MPEG LA, an organization that licenses digital video technology patents on behalf of their owners, has announced terms for using a 3D video encoding technology called MVC.
MVC (Multiview Video Coding) is used in Blu-ray disc players, personal computers, video cameras, software, and other situations calling for 3D video. It's what's known as a codec, a specification for encoding and decoding video so it can be stored more compactly or streamed more efficiently across networks.
MPEG LA debuted the MVC license agreement terms at the Asia-Pacific 3D Standards & IP (Intellectual Property) Forum in Seoul, South Korea, yesterday.
For companies that want to use something like MVC, licensing a patent pool is more convenient than hammering out agreements from a host of individual patent holders. But MPEG LA, which also licenses a patent pool for the widely used H.264 video codec, isn't free of controversy. Google is trying to promote a royalty-free video codec called VP8 that competes with H.264, but MPEG LA is investigating whether to offer a patent pool for VP8 and says so far it's found 12 organizations with patents that bear on VP8.

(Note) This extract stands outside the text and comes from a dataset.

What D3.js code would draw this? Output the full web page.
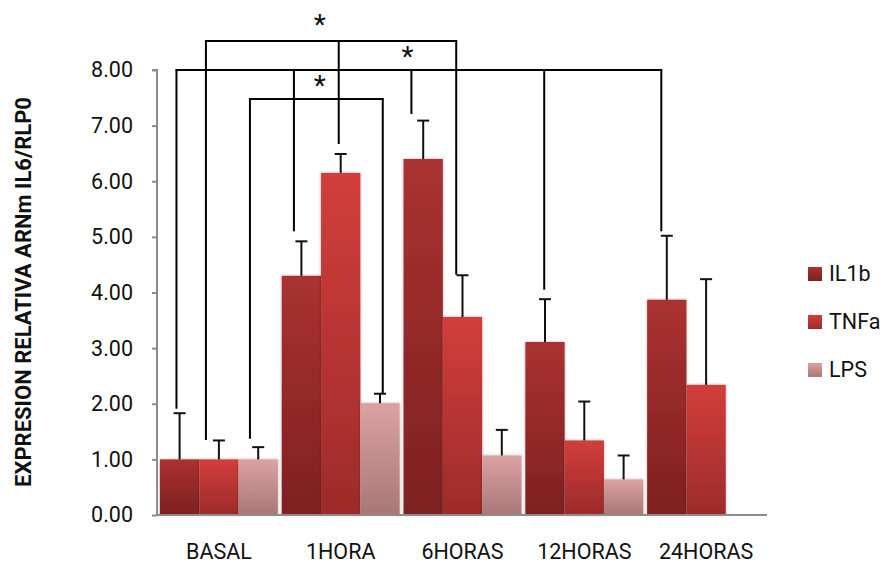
<!DOCTYPE html>
<html><head><meta charset="utf-8">
<script src="https://cdn.jsdelivr.net/npm/d3@7"></script>
<style>html,body{margin:0;padding:0;background:#fff;}svg{display:block;}</style>
</head><body>
<script>
// ---- data ----
const categories = ["BASAL", "1HORA", "6HORAS", "12HORAS", "24HORAS"];
const seriesNames = ["IL1b", "TNFa", "LPS"];
const il1b    = [1.00, 4.30, 6.40, 3.11, 3.87];
const il1bErr = [0.83, 0.62, 0.69, 0.77, 1.15];
const tnfa    = [1.00, 6.15, 3.56, 1.34, 2.34];
const tnfaErr = [0.34, 0.34, 0.75, 0.70, 1.90];
const lps     = [1.00, 2.01, 1.07, 0.64, null];
const lpsErr  = [0.22, 0.17, 0.46, 0.43, null];
const yTicks  = [0, 1, 2, 3, 4, 5, 6, 7, 8];
const yTitle  = "EXPRESION RELATIVA ARNm IL6/RLP0";
// significance brackets: top level (data units) and legs [category, series, position within bar, bottom level]
const bracketTop = [8.52, 8.00, 7.48];
const bracketLegs = [
  [["BASAL","TNFa",0.17,1.35], ["1HORA","TNFa",0.45,6.67], ["6HORAS","TNFa",0.34,4.32]],
  [["BASAL","IL1b",0.42,1.91], ["1HORA","IL1b",0.31,5.10], ["6HORAS","IL1b",0.20,7.21], ["12HORAS","IL1b",0.48,4.05], ["24HORAS","IL1b",0.36,5.10]],
  [["BASAL","LPS",0.29,1.37], ["1HORA","LPS",0.57,2.18]]
];
const starMarks = [["1HORA","IL1b",0.97,8.88], ["6HORAS","IL1b",0.10,8.30], ["1HORA","IL1b",0.97,7.78]];

const values = [il1b, tnfa, lps];
const errors = [il1bErr, tnfaErr, lpsErr];
const colors = [["#ab3131", "#7d2121"], ["#d23e3b", "#9d2b2b"], ["#dca2a2", "#a87676"]];

const W = 882, H = 567;
const svg = d3.select("body").append("svg").attr("width", W).attr("height", H);
const defs = svg.append("defs");
colors.forEach((c, i) => {
  const g = defs.append("linearGradient").attr("id", "g" + i).attr("x1", 0).attr("y1", 0).attr("x2", 0).attr("y2", 1);
  g.append("stop").attr("offset", "0%").attr("stop-color", c[0]);
  g.append("stop").attr("offset", "100%").attr("stop-color", c[1]);
});
const f = defs.append("filter").attr("id", "sh").attr("x", "-20%").attr("y", "-20%").attr("width", "140%").attr("height", "140%");
f.append("feDropShadow").attr("dx", 0).attr("dy", 0).attr("stdDeviation", 1.5).attr("flood-color", "#000").attr("flood-opacity", 0.3);

const x0 = d3.scaleBand().domain(categories).range([158, 767]).paddingInner(0.032).paddingOuter(0.016);
const x1 = d3.scaleBand().domain(seriesNames).range([0, x0.bandwidth()]);
const y = d3.scaleLinear().domain([0, 8]).range([515, 70]);

const font = "Roboto, 'Open Sans', sans-serif";

// bars
const rows = [];
categories.forEach((c, ci) => seriesNames.forEach((s, si) => {
  if (values[si][ci] != null) rows.push({c, s, si, v: values[si][ci], e: errors[si][ci]});
}));
svg.append("g").selectAll("rect").data(rows).join("rect")
  .attr("x", d => x0(d.c) + x1(d.s))
  .attr("width", x1.bandwidth())
  .attr("y", d => y(d.v))
  .attr("height", d => y(0) - y(d.v))
  .attr("fill", d => "url(#g" + d.si + ")")
  .attr("filter", "url(#sh)");

// error bars (upper)
const eg = svg.append("g").attr("stroke", "#111").attr("stroke-width", 2);
rows.forEach(d => {
  const cx = x0(d.c) + x1(d.s) + x1.bandwidth() / 2;
  eg.append("line").attr("x1", cx).attr("x2", cx).attr("y1", y(d.v)).attr("y2", y(d.v + d.e));
  eg.append("line").attr("x1", cx - 6).attr("x2", cx + 6).attr("y1", y(d.v + d.e)).attr("y2", y(d.v + d.e));
});

// axes
const yAxis = d3.axisLeft(y).tickValues(yTicks).tickFormat(d3.format(".2f")).tickSize(5).tickPadding(19);
const ya = svg.append("g").attr("transform", "translate(157,0)").call(yAxis);
ya.select(".domain").attr("stroke", "#8c8c8c").attr("stroke-width", 2).attr("d", "M-5," + y(8) + "H0V" + y(0));
ya.selectAll(".tick line").attr("stroke", "#8c8c8c").attr("stroke-width", 2);
ya.selectAll(".tick text").attr("font-family", font).attr("font-size", 21.5).attr("fill", "#111");

const xAxis = d3.axisBottom(x0).tickSize(0).tickPadding(29);
const xa = svg.append("g").attr("transform", "translate(0," + y(0) + ")").call(xAxis);
xa.select(".domain").attr("stroke", "#8c8c8c").attr("stroke-width", 2).attr("d", "M157,0H767");
xa.selectAll(".tick text").attr("font-family", font).attr("font-size", 21.5).attr("fill", "#111");

// y title
svg.append("text").attr("transform", "translate(31,292) rotate(-90)")
  .attr("text-anchor", "middle").attr("font-family", font).attr("font-weight", "bold")
  .attr("font-size", 22).attr("fill", "#111").text(yTitle);

// brackets
const legX = l => x0(l[0]) + x1(l[1]) + l[2] * x1.bandwidth();
const bg = svg.append("g").attr("stroke", "#000").attr("stroke-width", 2).attr("fill", "none");
bracketLegs.forEach((legs, i) => {
  const xs = legs.map(legX);
  bg.append("line").attr("x1", d3.min(xs) - 1).attr("x2", d3.max(xs) + 1).attr("y1", y(bracketTop[i])).attr("y2", y(bracketTop[i]));
  legs.forEach((l, j) => {
    bg.append("line").attr("x1", xs[j]).attr("x2", xs[j]).attr("y1", y(bracketTop[i])).attr("y2", y(l[3]));
  });
});
svg.append("g").selectAll("text").data(starMarks).join("text")
  .attr("x", legX).attr("y", d => y(d[3]) + 13)
  .attr("text-anchor", "middle").attr("font-family", font).attr("font-size", 28).attr("fill", "#111").text("*");

// legend
const lg = svg.append("g");
seriesNames.forEach((s, i) => {
  const cy = 274 + i * 48;
  lg.append("rect").attr("x", 808).attr("y", cy - 7).attr("width", 14).attr("height", 14).attr("fill", "url(#g" + i + ")");
  lg.append("text").attr("x", 829).attr("y", cy + 7).attr("font-family", font).attr("font-size", 21.5).attr("fill", "#111").text(s);
});
</script>
</body></html>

For MVC, there are a variety of ways to pay for the patent license. Each method limited to a maximum of $6.5 million annually:
A payment of 10 cents per unit for products that include MVC;
A payment of 1 cent per Blu-ray disc or 1 percent of the price, whichever is lower, though titles shorter than 12 minutes are free;
Various payments for subscription services to with an unlimited number of titles using MVC, ranging from free for services with less than 100,000 annual subscribers to $300,000 for services with more than 25 million annual subscribers.
A sizeable list of organizations hold patents essential to using MVC, MPEG LA said: Dolby Laboratories; Fraunhofer; Fujitsu; Hewlett-Packard; Hitachi; Koninklijke; LG Electronics;Mitsubishi Electric Corporation; Nippon Telegraph and Telephone Corporation (NTT); NTT Docomo; Panasonic; Sharp; Sony; Columbia; and Thomson Licensing.